The following legends of the game didn’t necessarily talk the talk, but they definitely walked the walk. Just don’t ask them to run.
“You are not going to see me puffing around the pitch. There is a saying in Bulgaria—great quality doesn’t require much effort.” The words of Dimitar Ivanov Berbatov in an interview with the Daily Mirror in 2011.
Berba knew what was up. Running is for mugs. Standing perfectly f*cking still is absolutely class. Preserve that energy, king.
Trundling about doing nothing is not just for enigmatic strikers and maverick number 10s, though. Sergio Busquets, arguably the greatest midfield pivot in the history of the game, rarely broke a sweat.

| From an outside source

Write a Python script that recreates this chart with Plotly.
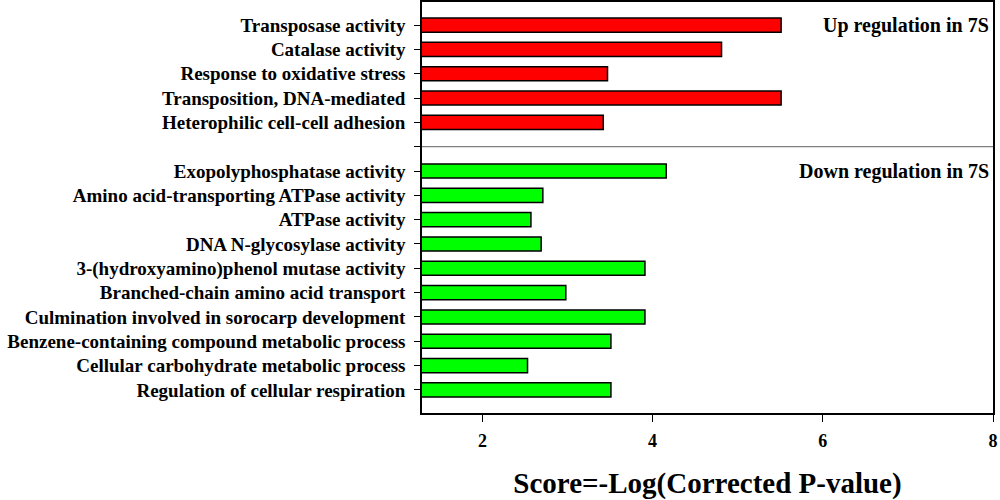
import plotly.graph_objects as go

# GO terms, top to bottom
up_terms = [
    "Transposase activity",
    "Catalase activity",
    "Response to oxidative stress",
    "Transposition, DNA-mediated",
    "Heterophilic cell-cell adhesion",
]
up_scores = [5.51, 4.81, 3.47, 5.51, 3.42]

down_terms = [
    "Exopolyphosphatase activity",
    "Amino acid-transporting ATPase activity",
    "ATPase activity",
    "DNA N-glycosylase activity",
    "3-(hydroxyamino)phenol mutase activity",
    "Branched-chain amino acid transport",
    "Culmination involved in sorocarp development",
    "Benzene-containing compound metabolic process",
    "Cellular carbohydrate metabolic process",
    "Regulation of cellular respiration",
]
down_scores = [4.16, 2.71, 2.57, 2.69, 3.91, 2.98, 3.91, 3.51, 2.53, 3.51]

x_ticks = [2, 4, 6, 8]

sep = " "  # empty slot between the two groups
categories = up_terms + [sep] + down_terms

serif = "Liberation Serif"
font = dict(family=serif, size=19, color="#000000")

fig = go.Figure()
fig.add_trace(go.Bar(
    y=up_terms, x=up_scores, orientation="h",
    marker=dict(color="#ff0000", line=dict(color="#000000", width=1.5)),
    width=0.58, name="Up",
))
fig.add_trace(go.Bar(
    y=down_terms, x=down_scores, orientation="h",
    marker=dict(color="#00ff00", line=dict(color="#000000", width=1.5)),
    width=0.58, name="Down",
))

# separator line between groups
n_up = len(up_terms)
fig.add_shape(type="line", xref="x domain", yref="y",
              x0=0, x1=1, y0=n_up, y1=n_up,
              line=dict(color="#808080", width=1.2))

ann_font = dict(family=serif, size=20, color="#000000")
fig.add_annotation(text="<b>Up regulation in 7S</b>", xref="x domain", yref="y",
                   x=0.996, y=up_terms[0], xanchor="right", yanchor="middle",
                   showarrow=False, font=ann_font)
fig.add_annotation(text="<b>Down regulation in 7S</b>", xref="x domain", yref="y",
                   x=0.996, y=down_terms[0], xanchor="right", yanchor="middle",
                   showarrow=False, font=ann_font)

fig.update_layout(
    width=1000, height=500,
    margin=dict(l=422, r=7, t=2, b=87),
    paper_bgcolor="white", plot_bgcolor="white",
    showlegend=False,
    font=font,
    xaxis=dict(
        range=[1.29, 8], tickvals=x_ticks, ticktext=[f"<b>{t}</b>" for t in x_ticks],
        tickfont=dict(family=serif, size=18, color="#000000"),
        ticks="outside", ticklen=7, tickwidth=1.2, tickcolor="#000000",
        ticklabelstandoff=4,
        showline=True, linecolor="#000000", linewidth=1.5, mirror=True,
        showgrid=False, zeroline=False, automargin=False,
        title=dict(text="<b>Score=-Log(Corrected P-value)</b>",
                   font=dict(family=serif, size=29, color="#000000"),
                   standoff=33),
    ),
    yaxis=dict(
        type="category", categoryorder="array", categoryarray=categories,
        tickvals=categories, ticktext=[f"<b>{c}</b>" for c in categories],
        range=[len(categories) - 0.05, -0.95],
        ticks="outside", ticklen=6, tickwidth=1.2, tickcolor="#000000",
        ticklabelstandoff=5, automargin=False,
        showline=True, linecolor="#000000", linewidth=1.5, mirror=True,
        showgrid=False, zeroline=False,
    ),
)

fig.write_html("out.html", config={"displayModeBar": False},
               post_script="document.body.style.margin='0';")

If he ever did run, it was a vigorous jog at best, and he looked like a giraffe made of wood and pulleys, operated by a novice puppeteer.
Busquets and Berba didn’t have to run because their brains were sprinting hell for leather.
Juan Román Riquelme
The greatest J.R.R. since Tolkien, Riquelme scored more than a goal per three games for Villareal, which means we can call him things like Frodo Bagsman, Sméagoal, The Lord of Top Bins (that one’s tenuous), but, really, Riquelme was all about slow-motion nutmegs and passes that were so well disguised you could barely see them.

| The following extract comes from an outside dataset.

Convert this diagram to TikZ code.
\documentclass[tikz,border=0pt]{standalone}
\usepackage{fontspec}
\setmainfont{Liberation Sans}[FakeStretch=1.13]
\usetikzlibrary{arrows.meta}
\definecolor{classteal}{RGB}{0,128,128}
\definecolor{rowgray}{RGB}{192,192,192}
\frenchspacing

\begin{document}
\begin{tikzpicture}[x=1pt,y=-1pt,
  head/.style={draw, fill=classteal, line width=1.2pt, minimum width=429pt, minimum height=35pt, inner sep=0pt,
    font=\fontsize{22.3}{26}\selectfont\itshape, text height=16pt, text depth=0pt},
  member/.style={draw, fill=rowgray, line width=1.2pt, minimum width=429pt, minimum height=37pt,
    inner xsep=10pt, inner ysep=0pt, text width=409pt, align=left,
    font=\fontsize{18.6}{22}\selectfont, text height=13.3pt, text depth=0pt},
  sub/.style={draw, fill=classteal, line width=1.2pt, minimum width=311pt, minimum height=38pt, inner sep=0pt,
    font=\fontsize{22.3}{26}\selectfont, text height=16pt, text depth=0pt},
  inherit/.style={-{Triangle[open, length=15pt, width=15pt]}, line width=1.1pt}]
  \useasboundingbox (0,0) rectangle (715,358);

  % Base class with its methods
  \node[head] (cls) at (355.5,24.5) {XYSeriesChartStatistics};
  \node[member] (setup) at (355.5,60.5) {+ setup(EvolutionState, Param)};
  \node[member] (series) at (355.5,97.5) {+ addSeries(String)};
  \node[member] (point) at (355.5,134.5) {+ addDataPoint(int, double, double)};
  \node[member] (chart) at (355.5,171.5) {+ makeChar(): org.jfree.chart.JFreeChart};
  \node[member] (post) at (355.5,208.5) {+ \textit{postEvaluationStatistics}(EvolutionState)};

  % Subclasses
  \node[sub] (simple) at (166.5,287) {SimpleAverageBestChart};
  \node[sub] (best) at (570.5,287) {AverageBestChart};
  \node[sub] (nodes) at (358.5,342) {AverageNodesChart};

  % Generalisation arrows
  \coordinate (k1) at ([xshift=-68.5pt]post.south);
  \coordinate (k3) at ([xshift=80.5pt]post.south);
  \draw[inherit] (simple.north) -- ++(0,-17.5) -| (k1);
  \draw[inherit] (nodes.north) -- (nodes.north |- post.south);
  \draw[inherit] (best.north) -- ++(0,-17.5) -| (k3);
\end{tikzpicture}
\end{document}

Camouflage passes. Defenders not even noticing them until it was too late, like a crab going about its daily chores and suddenly finding itself in the digestive tract of a hidden cuttlefish.

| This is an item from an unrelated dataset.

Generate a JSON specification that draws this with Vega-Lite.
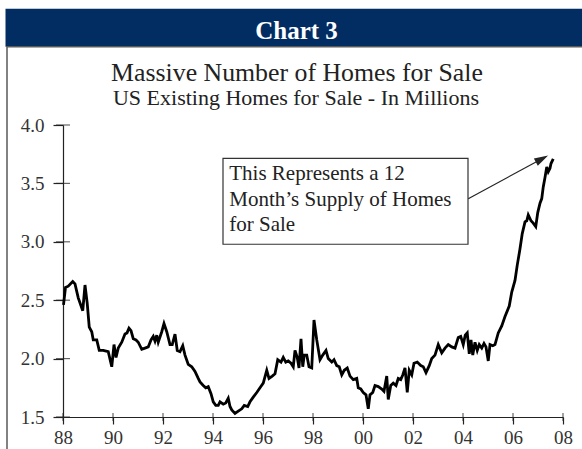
{
  "$schema": "https://vega.github.io/schema/vega-lite/v6.json",
  "width": 500,
  "height": 292,
  "autosize": {"type": "none"},
  "padding": {"left": 63, "top": 125, "right": 19, "bottom": 32},
  "background": "white",
  "config": {
    "view": {"stroke": null},
    "axis": {
      "labelFont": "Liberation Serif",
      "labelFontSize": 19,
      "labelColor": "#333333",
      "domainColor": "#222222",
      "domainWidth": 1.2,
      "tickColor": "#222222",
      "tickWidth": 1.2,
      "grid": false,
      "title": null,
      "labelFlush": false,
      "labelOverlap": false
    }
  },
  "datasets": {
    "homes": [
      {"t": 1988.02, "v": 2.46}, {"t": 1988.10, "v": 2.61}, {"t": 1988.21, "v": 2.62}, {"t": 1988.39, "v": 2.66},
      {"t": 1988.48, "v": 2.64}, {"t": 1988.61, "v": 2.52}, {"t": 1988.79, "v": 2.41}, {"t": 1988.88, "v": 2.63},
      {"t": 1988.97, "v": 2.47}, {"t": 1989.05, "v": 2.27}, {"t": 1989.15, "v": 2.23}, {"t": 1989.21, "v": 2.16},
      {"t": 1989.35, "v": 2.16}, {"t": 1989.45, "v": 2.07}, {"t": 1989.61, "v": 2.07}, {"t": 1989.81, "v": 2.06},
      {"t": 1989.95, "v": 1.93}, {"t": 1990.04, "v": 2.12}, {"t": 1990.12, "v": 2.01}, {"t": 1990.21, "v": 2.09},
      {"t": 1990.35, "v": 2.14}, {"t": 1990.48, "v": 2.21}, {"t": 1990.56, "v": 2.22}, {"t": 1990.64, "v": 2.26},
      {"t": 1990.72, "v": 2.24}, {"t": 1990.81, "v": 2.17}, {"t": 1990.92, "v": 2.16}, {"t": 1991.01, "v": 2.14},
      {"t": 1991.15, "v": 2.08}, {"t": 1991.28, "v": 2.09}, {"t": 1991.41, "v": 2.10}, {"t": 1991.52, "v": 2.16},
      {"t": 1991.61, "v": 2.19}, {"t": 1991.68, "v": 2.15}, {"t": 1991.75, "v": 2.20}, {"t": 1991.81, "v": 2.14},
      {"t": 1991.95, "v": 2.23}, {"t": 1992.04, "v": 2.30}, {"t": 1992.15, "v": 2.23}, {"t": 1992.28, "v": 2.12},
      {"t": 1992.37, "v": 2.12}, {"t": 1992.48, "v": 2.21}, {"t": 1992.57, "v": 2.07}, {"t": 1992.68, "v": 2.06},
      {"t": 1992.79, "v": 2.11}, {"t": 1992.88, "v": 2.03}, {"t": 1993.01, "v": 1.95}, {"t": 1993.15, "v": 1.93},
      {"t": 1993.28, "v": 1.89}, {"t": 1993.41, "v": 1.83}, {"t": 1993.48, "v": 1.80}, {"t": 1993.61, "v": 1.77},
      {"t": 1993.71, "v": 1.75}, {"t": 1993.81, "v": 1.76}, {"t": 1993.92, "v": 1.70}, {"t": 1994.01, "v": 1.63},
      {"t": 1994.11, "v": 1.60}, {"t": 1994.21, "v": 1.60}, {"t": 1994.28, "v": 1.63}, {"t": 1994.41, "v": 1.61},
      {"t": 1994.51, "v": 1.62}, {"t": 1994.61, "v": 1.66}, {"t": 1994.68, "v": 1.59}, {"t": 1994.75, "v": 1.56},
      {"t": 1994.88, "v": 1.53}, {"t": 1995.01, "v": 1.55}, {"t": 1995.15, "v": 1.57}, {"t": 1995.25, "v": 1.60},
      {"t": 1995.39, "v": 1.59}, {"t": 1995.48, "v": 1.63}, {"t": 1995.61, "v": 1.67}, {"t": 1995.75, "v": 1.71},
      {"t": 1995.88, "v": 1.75}, {"t": 1996.01, "v": 1.79}, {"t": 1996.15, "v": 1.90}, {"t": 1996.24, "v": 1.83},
      {"t": 1996.37, "v": 1.85}, {"t": 1996.48, "v": 1.87}, {"t": 1996.59, "v": 1.99}, {"t": 1996.72, "v": 1.97},
      {"t": 1996.81, "v": 2.01}, {"t": 1996.91, "v": 1.97}, {"t": 1997.01, "v": 1.98}, {"t": 1997.12, "v": 1.96},
      {"t": 1997.21, "v": 1.93}, {"t": 1997.28, "v": 2.07}, {"t": 1997.37, "v": 2.01}, {"t": 1997.44, "v": 1.92},
      {"t": 1997.52, "v": 2.17}, {"t": 1997.59, "v": 1.93}, {"t": 1997.65, "v": 2.03}, {"t": 1997.75, "v": 2.03},
      {"t": 1997.84, "v": 1.93}, {"t": 1997.95, "v": 1.92}, {"t": 1998.04, "v": 2.33}, {"t": 1998.15, "v": 2.16},
      {"t": 1998.28, "v": 1.99}, {"t": 1998.39, "v": 2.03}, {"t": 1998.52, "v": 2.07}, {"t": 1998.61, "v": 2.00},
      {"t": 1998.75, "v": 1.97}, {"t": 1998.84, "v": 1.99}, {"t": 1998.95, "v": 1.94}, {"t": 1999.05, "v": 1.93},
      {"t": 1999.15, "v": 1.86}, {"t": 1999.25, "v": 1.90}, {"t": 1999.37, "v": 1.92}, {"t": 1999.48, "v": 1.85},
      {"t": 1999.61, "v": 1.82}, {"t": 1999.75, "v": 1.83}, {"t": 1999.81, "v": 1.75}, {"t": 1999.91, "v": 1.74},
      {"t": 2000.01, "v": 1.71}, {"t": 2000.12, "v": 1.69}, {"t": 2000.21, "v": 1.57}, {"t": 2000.28, "v": 1.69},
      {"t": 2000.39, "v": 1.71}, {"t": 2000.48, "v": 1.77}, {"t": 2000.61, "v": 1.76}, {"t": 2000.75, "v": 1.74},
      {"t": 2000.84, "v": 1.72}, {"t": 2000.95, "v": 1.85}, {"t": 2001.01, "v": 1.65}, {"t": 2001.11, "v": 1.77},
      {"t": 2001.21, "v": 1.79}, {"t": 2001.32, "v": 1.77}, {"t": 2001.41, "v": 1.83}, {"t": 2001.51, "v": 1.82},
      {"t": 2001.59, "v": 1.86}, {"t": 2001.68, "v": 1.92}, {"t": 2001.77, "v": 1.71}, {"t": 2001.85, "v": 1.90},
      {"t": 2001.95, "v": 1.86}, {"t": 2002.04, "v": 1.96}, {"t": 2002.17, "v": 1.97}, {"t": 2002.31, "v": 1.94},
      {"t": 2002.41, "v": 1.93}, {"t": 2002.52, "v": 1.88}, {"t": 2002.65, "v": 1.94}, {"t": 2002.75, "v": 2.00},
      {"t": 2002.88, "v": 2.03}, {"t": 2003.01, "v": 2.12}, {"t": 2003.15, "v": 2.05}, {"t": 2003.28, "v": 2.09},
      {"t": 2003.41, "v": 2.12}, {"t": 2003.55, "v": 2.10}, {"t": 2003.68, "v": 2.09}, {"t": 2003.81, "v": 2.18},
      {"t": 2003.91, "v": 2.19}, {"t": 2004.01, "v": 2.12}, {"t": 2004.09, "v": 2.20}, {"t": 2004.17, "v": 2.22},
      {"t": 2004.25, "v": 2.04}, {"t": 2004.32, "v": 2.16}, {"t": 2004.39, "v": 2.03}, {"t": 2004.48, "v": 2.14},
      {"t": 2004.57, "v": 2.07}, {"t": 2004.65, "v": 2.12}, {"t": 2004.75, "v": 2.09}, {"t": 2004.84, "v": 2.13},
      {"t": 2004.92, "v": 2.10}, {"t": 2005.01, "v": 1.98}, {"t": 2005.08, "v": 2.12}, {"t": 2005.19, "v": 2.11},
      {"t": 2005.28, "v": 2.12}, {"t": 2005.41, "v": 2.22}, {"t": 2005.55, "v": 2.28}, {"t": 2005.68, "v": 2.36},
      {"t": 2005.85, "v": 2.45}, {"t": 2005.95, "v": 2.57}, {"t": 2006.08, "v": 2.67}, {"t": 2006.17, "v": 2.80},
      {"t": 2006.28, "v": 2.94}, {"t": 2006.37, "v": 3.07}, {"t": 2006.48, "v": 3.17}, {"t": 2006.55, "v": 3.18},
      {"t": 2006.61, "v": 3.23}, {"t": 2006.72, "v": 3.18}, {"t": 2006.81, "v": 3.16}, {"t": 2006.91, "v": 3.13},
      {"t": 2006.99, "v": 3.25}, {"t": 2007.08, "v": 3.33}, {"t": 2007.15, "v": 3.37}, {"t": 2007.21, "v": 3.47},
      {"t": 2007.28, "v": 3.55}, {"t": 2007.35, "v": 3.64}, {"t": 2007.41, "v": 3.60}, {"t": 2007.48, "v": 3.63},
      {"t": 2007.52, "v": 3.67}, {"t": 2007.61, "v": 3.71}
    ],
    "yticks": [{"y": 1.5}, {"y": 2.0}, {"y": 2.5}, {"y": 3.0}, {"y": 3.5}, {"y": 4.0}],
    "xticks": [{"x": 1988}, {"x": 1990}, {"x": 1992}, {"x": 1994}, {"x": 1996}, {"x": 1998}, {"x": 2000}, {"x": 2002}, {"x": 2004}, {"x": 2006}, {"x": 2008}]
  },
  "layer": [
    {
      "data": {"values": [{"name": "banner"}]},
      "mark": {"type": "rect", "fill": "#022d63", "clip": false},
      "encoding": {
        "x": {"datum": 1985.70, "type": "quantitative", "scale": {"domain": [1988, 2008], "nice": false, "zero": false}},
        "x2": {"datum": 2009.48},
        "y": {"datum": 4.996, "type": "quantitative", "scale": {"domain": [1.5, 4.0], "nice": false, "zero": false}},
        "y2": {"datum": 4.671}
      }
    },
    {
      "data": {"values": [{"name": "frame"}]},
      "mark": {"type": "rect", "fill": null, "stroke": "#5a5a5a", "strokeWidth": 1.5, "clip": false},
      "encoding": {
        "x": {"datum": 1985.76, "type": "quantitative"},
        "x2": {"datum": 2009.48},
        "y": {"datum": 4.671, "type": "quantitative"},
        "y2": {"datum": 1.047}
      }
    },
    {
      "data": {"values": [{"label": "Chart 3"}]},
      "mark": {"type": "text", "font": "Liberation Serif", "fontSize": 25, "fontWeight": "bold", "color": "white", "align": "center", "baseline": "alphabetic", "clip": false},
      "encoding": {
        "x": {"datum": 1997.34, "type": "quantitative"},
        "y": {"datum": 4.737, "type": "quantitative"},
        "text": {"field": "label"}
      }
    },
    {
      "data": {"values": [{"label": "Massive Number of Homes for Sale"}]},
      "mark": {"type": "text", "font": "Liberation Serif", "fontSize": 25.8, "color": "#222222", "align": "center", "baseline": "alphabetic", "clip": false},
      "encoding": {
        "x": {"datum": 1997.36, "type": "quantitative"},
        "y": {"datum": 4.38, "type": "quantitative"},
        "text": {"field": "label"}
      }
    },
    {
      "data": {"values": [{"label": "US Existing Homes for Sale - In Millions"}]},
      "mark": {"type": "text", "font": "Liberation Serif", "fontSize": 22, "color": "#222222", "align": "center", "baseline": "alphabetic", "clip": false},
      "encoding": {
        "x": {"datum": 1997.32, "type": "quantitative"},
        "y": {"datum": 4.175, "type": "quantitative"},
        "text": {"field": "label"}
      }
    },
    {
      "data": {"name": "yticks"},
      "mark": {"type": "tick", "orient": "horizontal", "size": 14, "thickness": 1.2, "color": "#222222", "clip": false},
      "encoding": {
        "x": {"datum": 1988, "type": "quantitative"},
        "y": {"field": "y", "type": "quantitative", "axis": {"values": [1.5, 2.0, 2.5, 3.0, 3.5, 4.0], "format": ".1f", "tickSize": 10, "labelPadding": 9}}
      }
    },
    {
      "data": {"name": "xticks"},
      "mark": {"type": "tick", "orient": "vertical", "size": 8, "thickness": 1.2, "color": "#222222", "clip": false},
      "encoding": {
        "x": {"field": "x", "type": "quantitative", "axis": {"values": [1988, 1990, 1992, 1994, 1996, 1998, 2000, 2002, 2004, 2006, 2008], "labelExpr": "slice('0' + (datum.value % 100), -2)", "tickSize": 7, "labelPadding": 4}},
        "y": {"datum": 1.5, "type": "quantitative"}
      }
    },
    {
      "data": {"values": [{"name": "note box"}]},
      "mark": {"type": "rect", "fill": "white", "stroke": "#333333", "strokeWidth": 1.2},
      "encoding": {
        "x": {"datum": 1994.4, "type": "quantitative"},
        "x2": {"datum": 2004.2},
        "y": {"datum": 3.714, "type": "quantitative"},
        "y2": {"datum": 2.979}
      }
    },
    {
      "data": {"values": [{"name": "note"}]},
      "mark": {"type": "text", "text": ["This Represents a 12", "Month\u2019s Supply of Homes", "for Sale"], "font": "Liberation Serif", "fontSize": 21, "lineHeight": 25.5, "color": "#222222", "align": "left", "baseline": "alphabetic"},
      "encoding": {
        "x": {"datum": 1994.65, "type": "quantitative"},
        "y": {"datum": 3.526, "type": "quantitative"}
      }
    },
    {
      "data": {"values": [{"name": "arrow"}]},
      "mark": {"type": "rule", "color": "#222222", "strokeWidth": 1.2},
      "encoding": {
        "x": {"datum": 2004.21, "type": "quantitative"},
        "y": {"datum": 3.369, "type": "quantitative"},
        "x2": {"datum": 2007.16},
        "y2": {"datum": 3.711}
      }
    },
    {
      "data": {"values": [{"name": "arrowhead"}]},
      "mark": {"type": "point", "shape": "M-0.6,1L0,-1L0.6,1Z", "size": 196, "angle": 61.7, "filled": true, "color": "#222222", "opacity": 1},
      "encoding": {
        "x": {"datum": 2007.16, "type": "quantitative"},
        "y": {"datum": 3.711, "type": "quantitative"}
      }
    },
    {
      "data": {"name": "homes"},
      "mark": {"type": "line", "color": "black", "strokeWidth": 2.8},
      "encoding": {
        "x": {"field": "t", "type": "quantitative"},
        "y": {"field": "v", "type": "quantitative"}
      }
    }
  ]
}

And Riquelme was slow. I mean, he was almost certainly faster than us and, probably, you. But he was slow, and maybe that’s why he was great. He preserved his energy and, when the moment was right, he unlocked the defence with a subtle shift of his hips, and then he went back to chilling — blending into his surroundings until the ball came his way again.
Nwankwo Kanu is a long man. He is 98% limb. If he could be bothered to run, he would have been so fast, but, as we’ve established, running is pathetic.
Kanu did some mesmerising things with his body. He always looked in grave danger of falling over, like a child learning to ride a bike, except he wasn’t — it was all calculated.
The one time he did genuinely sprint, he utterly outstripped a Deportivo La Coruña defender, faced up to the keeper and… made the keeper fall over with his eyes. He used magic. Slotted the ball into the empty net. You don’t play football with your feet. You don’t even play it with your head. If you’re Nwankwo Kanu, you play football with your magical eyeballs.
An honorary mention for Lewangoalski, here. His is not the first name that comes to mind when thinking of footballing rock ‘n’ stroll stars, but we got our hands on some data from the 2022 World Cup in Qatar.
According to Statista, Robert Lewandowski topped the statistics for distance walked in a single game, by walking over 5.2km against Saudi Arabia. That’s around three-and-a-quarter miles. To be fair to Lewa, though, Messi made three appearances in the list of top ten walkers in the World Cup.
Possibly the greatest player in the history of the game is a serial walker and never a sprinter. Running is useless. Case closed.
Messi’s genius is nigh-on incomprehensible most of the time and simply watching him go to work on a poor, unknowing defender’s ankles both brings a tear to your eye and makes you nauseous, envious, all of the above. The best part about the Argentine, though, is how simple he makes it all look.
He’s the antithesis of an athlete. He’s small and not particularly quick or strong, but he walks around the field, finds gaps, and produces superhuman moments.
Asked by L’Equipe in 2024 if he wished he had Cristiano Ronaldo’s mentality and approach to football, Hazard responded: “No. It wouldn’t have been me.
“After training, soaking in the cold bath for an hour, no. Leave me alone, with my friends, we go home, play cards, have a beer.”
Could not relate anymore, Eden. We’re so alike.
One of the most technically gifted footballers of the 21st Century, there were few as joyous as the Belgian in his pomp. And he managed to achieve that legacy by not doing much running. Instead, he saved his legs for wonder goals and zapping defenders with outrageous skill. That’s our kind of footballer.